= YOUR TASK =
Copy all of the material word for word, except for the pictures.
----------------
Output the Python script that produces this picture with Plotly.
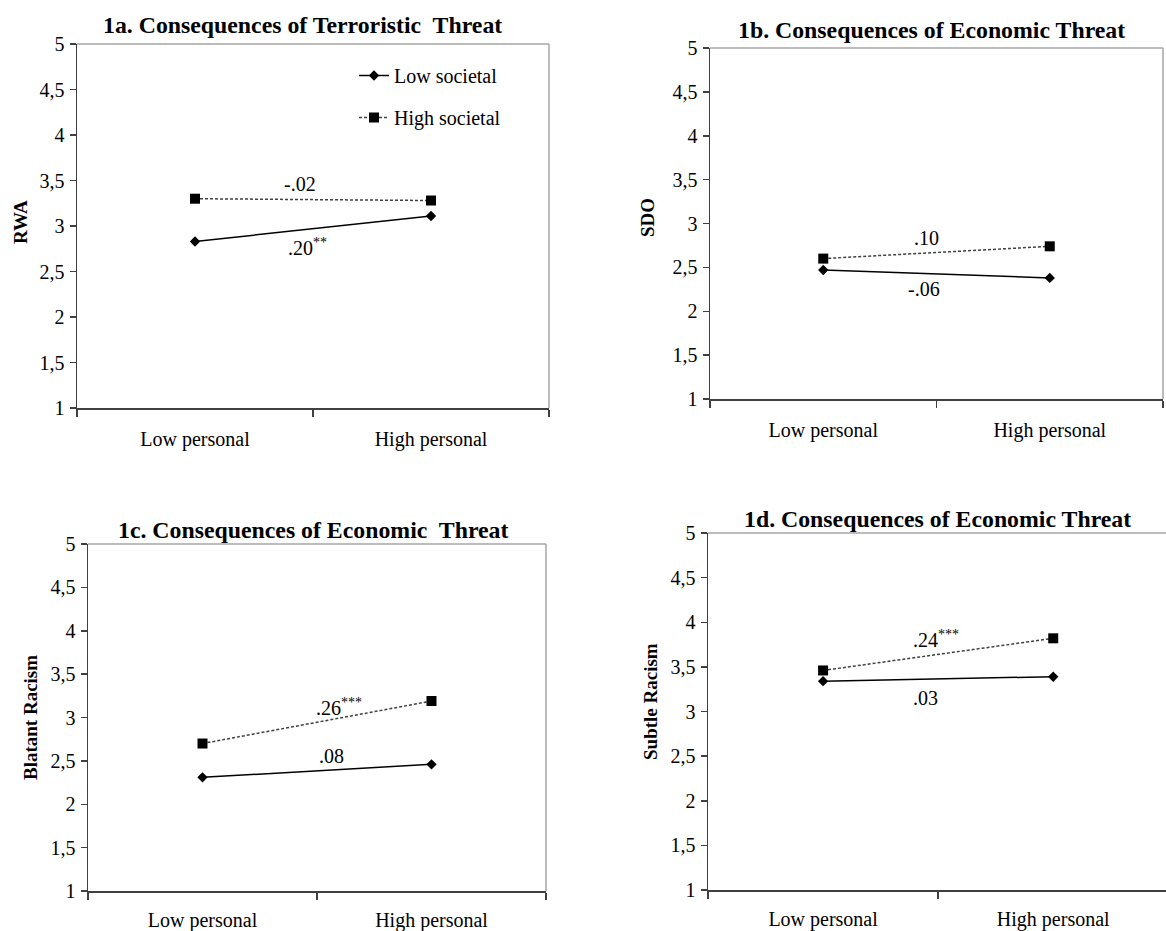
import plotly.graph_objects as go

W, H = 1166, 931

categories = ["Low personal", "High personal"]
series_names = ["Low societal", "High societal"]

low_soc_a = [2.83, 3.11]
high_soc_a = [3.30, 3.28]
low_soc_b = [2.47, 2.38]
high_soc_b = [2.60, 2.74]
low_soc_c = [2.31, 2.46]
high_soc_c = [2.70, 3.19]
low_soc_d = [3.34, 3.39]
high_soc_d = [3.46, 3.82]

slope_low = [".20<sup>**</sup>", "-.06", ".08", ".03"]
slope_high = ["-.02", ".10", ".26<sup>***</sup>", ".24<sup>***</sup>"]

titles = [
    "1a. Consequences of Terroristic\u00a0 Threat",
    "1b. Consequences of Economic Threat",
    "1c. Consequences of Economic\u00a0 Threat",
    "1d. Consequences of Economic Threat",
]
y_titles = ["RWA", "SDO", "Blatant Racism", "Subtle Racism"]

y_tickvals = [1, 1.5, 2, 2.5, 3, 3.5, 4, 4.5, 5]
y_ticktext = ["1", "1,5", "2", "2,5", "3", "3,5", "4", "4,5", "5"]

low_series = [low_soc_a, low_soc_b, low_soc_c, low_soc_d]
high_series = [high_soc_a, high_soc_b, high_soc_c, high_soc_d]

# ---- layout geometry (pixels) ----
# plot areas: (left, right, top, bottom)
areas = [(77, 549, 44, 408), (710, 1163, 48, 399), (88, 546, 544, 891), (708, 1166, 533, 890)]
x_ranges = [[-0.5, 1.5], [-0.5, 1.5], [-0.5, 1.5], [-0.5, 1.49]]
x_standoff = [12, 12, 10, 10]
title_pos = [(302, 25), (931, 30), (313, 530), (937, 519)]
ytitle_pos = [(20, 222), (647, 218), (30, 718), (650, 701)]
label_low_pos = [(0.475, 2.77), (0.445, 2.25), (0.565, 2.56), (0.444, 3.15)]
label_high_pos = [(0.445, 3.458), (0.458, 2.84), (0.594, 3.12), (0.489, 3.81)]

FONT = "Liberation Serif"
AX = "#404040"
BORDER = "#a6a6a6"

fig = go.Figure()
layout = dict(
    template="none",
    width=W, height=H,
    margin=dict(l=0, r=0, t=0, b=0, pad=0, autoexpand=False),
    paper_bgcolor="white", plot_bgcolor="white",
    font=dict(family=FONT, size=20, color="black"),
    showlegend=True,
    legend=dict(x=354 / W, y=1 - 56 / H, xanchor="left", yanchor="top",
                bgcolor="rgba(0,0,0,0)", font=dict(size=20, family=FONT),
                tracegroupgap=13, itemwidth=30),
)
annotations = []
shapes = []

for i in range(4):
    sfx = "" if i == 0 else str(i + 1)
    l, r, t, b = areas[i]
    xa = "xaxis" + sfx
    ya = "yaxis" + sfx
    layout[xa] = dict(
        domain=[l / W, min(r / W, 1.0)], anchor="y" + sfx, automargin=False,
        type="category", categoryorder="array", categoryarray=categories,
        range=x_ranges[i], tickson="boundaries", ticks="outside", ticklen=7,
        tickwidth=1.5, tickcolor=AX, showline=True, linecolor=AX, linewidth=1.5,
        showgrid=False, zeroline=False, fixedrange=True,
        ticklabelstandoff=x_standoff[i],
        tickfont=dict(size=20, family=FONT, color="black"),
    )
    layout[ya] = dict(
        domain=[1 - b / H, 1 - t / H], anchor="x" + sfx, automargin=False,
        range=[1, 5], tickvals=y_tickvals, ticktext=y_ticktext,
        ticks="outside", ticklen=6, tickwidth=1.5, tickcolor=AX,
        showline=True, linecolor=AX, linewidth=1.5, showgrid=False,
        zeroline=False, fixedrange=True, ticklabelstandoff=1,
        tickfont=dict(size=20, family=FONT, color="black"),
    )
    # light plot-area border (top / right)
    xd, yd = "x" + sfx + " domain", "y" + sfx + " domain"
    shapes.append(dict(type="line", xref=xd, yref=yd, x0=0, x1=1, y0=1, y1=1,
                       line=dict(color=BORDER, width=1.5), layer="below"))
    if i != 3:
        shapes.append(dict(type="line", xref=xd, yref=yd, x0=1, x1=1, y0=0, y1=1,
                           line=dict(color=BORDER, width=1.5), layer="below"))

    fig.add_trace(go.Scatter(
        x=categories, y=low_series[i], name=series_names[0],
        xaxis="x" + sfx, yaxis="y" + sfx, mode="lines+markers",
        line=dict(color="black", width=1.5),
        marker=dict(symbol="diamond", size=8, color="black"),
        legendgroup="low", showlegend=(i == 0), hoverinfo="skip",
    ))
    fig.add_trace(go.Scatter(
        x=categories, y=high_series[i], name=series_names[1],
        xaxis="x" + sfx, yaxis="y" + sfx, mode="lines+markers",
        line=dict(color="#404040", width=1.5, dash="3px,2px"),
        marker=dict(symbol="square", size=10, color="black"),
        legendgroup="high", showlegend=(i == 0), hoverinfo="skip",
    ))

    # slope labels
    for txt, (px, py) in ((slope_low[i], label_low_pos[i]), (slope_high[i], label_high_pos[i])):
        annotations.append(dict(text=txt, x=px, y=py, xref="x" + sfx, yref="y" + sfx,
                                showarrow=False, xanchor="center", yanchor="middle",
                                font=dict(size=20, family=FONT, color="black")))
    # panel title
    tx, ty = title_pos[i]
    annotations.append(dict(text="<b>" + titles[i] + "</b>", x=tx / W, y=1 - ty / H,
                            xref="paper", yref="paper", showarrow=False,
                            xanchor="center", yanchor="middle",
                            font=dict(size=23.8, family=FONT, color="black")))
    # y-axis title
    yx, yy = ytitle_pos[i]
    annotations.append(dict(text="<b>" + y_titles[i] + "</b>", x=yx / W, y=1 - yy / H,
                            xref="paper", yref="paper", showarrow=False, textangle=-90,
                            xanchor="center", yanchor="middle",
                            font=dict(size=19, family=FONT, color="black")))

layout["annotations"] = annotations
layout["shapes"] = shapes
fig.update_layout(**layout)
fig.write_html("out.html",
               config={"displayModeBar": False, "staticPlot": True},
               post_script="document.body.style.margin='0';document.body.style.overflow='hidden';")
----------------
= THE REPLY =
Output the Python script that produces this picture with Plotly.
import plotly.graph_objects as go

W, H = 1166, 931

categories = ["Low personal", "High personal"]
series_names = ["Low societal", "High societal"]

low_soc_a = [2.83, 3.11]
high_soc_a = [3.30, 3.28]
low_soc_b = [2.47, 2.38]
high_soc_b = [2.60, 2.74]
low_soc_c = [2.31, 2.46]
high_soc_c = [2.70, 3.19]
low_soc_d = [3.34, 3.39]
high_soc_d = [3.46, 3.82]

slope_low = [".20<sup>**</sup>", "-.06", ".08", ".03"]
slope_high = ["-.02", ".10", ".26<sup>***</sup>", ".24<sup>***</sup>"]

titles = [
    "1a. Consequences of Terroristic\u00a0 Threat",
    "1b. Consequences of Economic Threat",
    "1c. Consequences of Economic\u00a0 Threat",
    "1d. Consequences of Economic Threat",
]
y_titles = ["RWA", "SDO", "Blatant Racism", "Subtle Racism"]

y_tickvals = [1, 1.5, 2, 2.5, 3, 3.5, 4, 4.5, 5]
y_ticktext = ["1", "1,5", "2", "2,5", "3", "3,5", "4", "4,5", "5"]

low_series = [low_soc_a, low_soc_b, low_soc_c, low_soc_d]
high_series = [high_soc_a, high_soc_b, high_soc_c, high_soc_d]

# ---- layout geometry (pixels) ----
# plot areas: (left, right, top, bottom)
areas = [(77, 549, 44, 408), (710, 1163, 48, 399), (88, 546, 544, 891), (708, 1166, 533, 890)]
x_ranges = [[-0.5, 1.5], [-0.5, 1.5], [-0.5, 1.5], [-0.5, 1.49]]
x_standoff = [12, 12, 10, 10]
title_pos = [(302, 25), (931, 30), (313, 530), (937, 519)]
ytitle_pos = [(20, 222), (647, 218), (30, 718), (650, 701)]
label_low_pos = [(0.475, 2.77), (0.445, 2.25), (0.565, 2.56), (0.444, 3.15)]
label_high_pos = [(0.445, 3.458), (0.458, 2.84), (0.594, 3.12), (0.489, 3.81)]

FONT = "Liberation Serif"
AX = "#404040"
BORDER = "#a6a6a6"

fig = go.Figure()
layout = dict(
    template="none",
    width=W, height=H,
    margin=dict(l=0, r=0, t=0, b=0, pad=0, autoexpand=False),
    paper_bgcolor="white", plot_bgcolor="white",
    font=dict(family=FONT, size=20, color="black"),
    showlegend=True,
    legend=dict(x=354 / W, y=1 - 56 / H, xanchor="left", yanchor="top",
                bgcolor="rgba(0,0,0,0)", font=dict(size=20, family=FONT),
                tracegroupgap=13, itemwidth=30),
)
annotations = []
shapes = []

for i in range(4):
    sfx = "" if i == 0 else str(i + 1)
    l, r, t, b = areas[i]
    xa = "xaxis" + sfx
    ya = "yaxis" + sfx
    layout[xa] = dict(
        domain=[l / W, min(r / W, 1.0)], anchor="y" + sfx, automargin=False,
        type="category", categoryorder="array", categoryarray=categories,
        range=x_ranges[i], tickson="boundaries", ticks="outside", ticklen=7,
        tickwidth=1.5, tickcolor=AX, showline=True, linecolor=AX, linewidth=1.5,
        showgrid=False, zeroline=False, fixedrange=True,
        ticklabelstandoff=x_standoff[i],
        tickfont=dict(size=20, family=FONT, color="black"),
    )
    layout[ya] = dict(
        domain=[1 - b / H, 1 - t / H], anchor="x" + sfx, automargin=False,
        range=[1, 5], tickvals=y_tickvals, ticktext=y_ticktext,
        ticks="outside", ticklen=6, tickwidth=1.5, tickcolor=AX,
        showline=True, linecolor=AX, linewidth=1.5, showgrid=False,
        zeroline=False, fixedrange=True, ticklabelstandoff=1,
        tickfont=dict(size=20, family=FONT, color="black"),
    )
    # light plot-area border (top / right)
    xd, yd = "x" + sfx + " domain", "y" + sfx + " domain"
    shapes.append(dict(type="line", xref=xd, yref=yd, x0=0, x1=1, y0=1, y1=1,
                       line=dict(color=BORDER, width=1.5), layer="below"))
    if i != 3:
        shapes.append(dict(type="line", xref=xd, yref=yd, x0=1, x1=1, y0=0, y1=1,
                           line=dict(color=BORDER, width=1.5), layer="below"))

    fig.add_trace(go.Scatter(
        x=categories, y=low_series[i], name=series_names[0],
        xaxis="x" + sfx, yaxis="y" + sfx, mode="lines+markers",
        line=dict(color="black", width=1.5),
        marker=dict(symbol="diamond", size=8, color="black"),
        legendgroup="low", showlegend=(i == 0), hoverinfo="skip",
    ))
    fig.add_trace(go.Scatter(
        x=categories, y=high_series[i], name=series_names[1],
        xaxis="x" + sfx, yaxis="y" + sfx, mode="lines+markers",
        line=dict(color="#404040", width=1.5, dash="3px,2px"),
        marker=dict(symbol="square", size=10, color="black"),
        legendgroup="high", showlegend=(i == 0), hoverinfo="skip",
    ))

    # slope labels
    for txt, (px, py) in ((slope_low[i], label_low_pos[i]), (slope_high[i], label_high_pos[i])):
        annotations.append(dict(text=txt, x=px, y=py, xref="x" + sfx, yref="y" + sfx,
                                showarrow=False, xanchor="center", yanchor="middle",
                                font=dict(size=20, family=FONT, color="black")))
    # panel title
    tx, ty = title_pos[i]
    annotations.append(dict(text="<b>" + titles[i] + "</b>", x=tx / W, y=1 - ty / H,
                            xref="paper", yref="paper", showarrow=False,
                            xanchor="center", yanchor="middle",
                            font=dict(size=23.8, family=FONT, color="black")))
    # y-axis title
    yx, yy = ytitle_pos[i]
    annotations.append(dict(text="<b>" + y_titles[i] + "</b>", x=yx / W, y=1 - yy / H,
                            xref="paper", yref="paper", showarrow=False, textangle=-90,
                            xanchor="center", yanchor="middle",
                            font=dict(size=19, family=FONT, color="black")))

layout["annotations"] = annotations
layout["shapes"] = shapes
fig.update_layout(**layout)
fig.write_html("out.html",
               config={"displayModeBar": False, "staticPlot": True},
               post_script="document.body.style.margin='0';document.body.style.overflow='hidden';")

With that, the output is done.